Palungan menjadi kritik diam-diam terhadap cara dunia modern menilai keberhasilan. Romo Robini menantang logika yang mengukur hidup dari tampilan luar, popularitas, dan akumulasi materi. Natal mengingatkan bahwa martabat manusia tidak ditentukan oleh seberapa banyak ia memiliki, melainkan oleh seberapa dalam ia mampu hadir bagi sesama.
Pertanyaan Natal pun menjadi pertanyaan sosial yang mendesak, kemudian melahirkan pertanyaan apakah masyarakat kita sedang bergerak menuju kehidupan yang lebih manusiawi, atau justru terjebak dalam perlombaan gaya hidup yang melelahkan dan eksklusif? Apakah pembangunan dan kemajuan yang kita banggakan sungguh menyentuh manusia yang paling rentan, atau hanya memperlebar jurang ketimpangan?
Natal sebagaimana ditegaskan Romo Robini bahwa bukan ajakan untuk menolak dunia, melainkan undangan untuk menata ulang cara hidup di dalam dunia. Dari konsumsi untuk kesadaran akan kepedulian antar sesama manusia. Dari tampilan kecepatan digital menuju kedalaman makna informasi. Dari kesibukan menuju kehadiran yang nyata bagi keluarga, sesama dan manusia.
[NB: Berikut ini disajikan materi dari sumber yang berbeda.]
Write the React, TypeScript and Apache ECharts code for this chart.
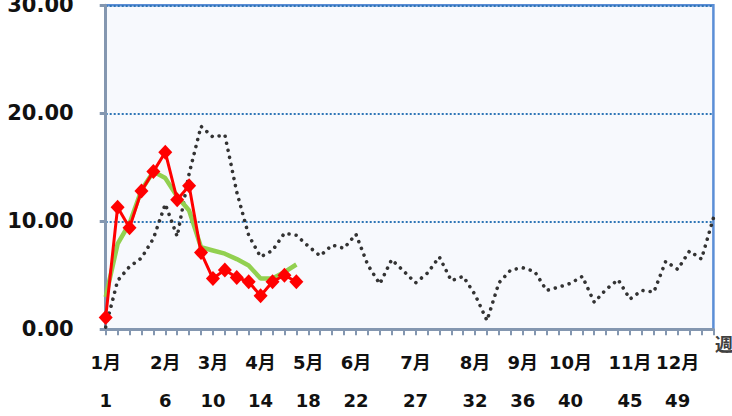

Hal itu bukan sekadar nasihat spiritual, tetapi kritik sosial yang relevan di tengah krisis solidaritas, maraknya individualisme, dan melemahnya ikatan sosial.
Di tengah keterbatasan, Yesus lahir—dan dari ruang sempit itulah dunia mulai diubah.
“Natal mengingatkan kita bahwa perubahan besar sering kali tidak lahir dari pusat kekuasaan, melainkan dari kesediaan manusia untuk hidup sederhana, peduli, dan setia pada nilai-nilai kemanusiaan,” ulasnya.
Menutup homilinya, Romo Robini mengatakan bahwa Natal bukan hanya perayaan iman umat Kristiani, tetapi juga tawaran etis bagi masyarakat luas termasuk di dalamnya adalah sebuah ajakan untuk memperlambat langkah, menata ulang orientasi hidup, dan mengembalikan manusia ke pusat perhatian.
“Di dunia yang terlalu sibuk mengejar gaya hidup, Natal mengingatkan kita akan satu hal yang kerap terlupakan: kehidupan itu sendiri,” pungkasnya. *Sam, Pena Katolik.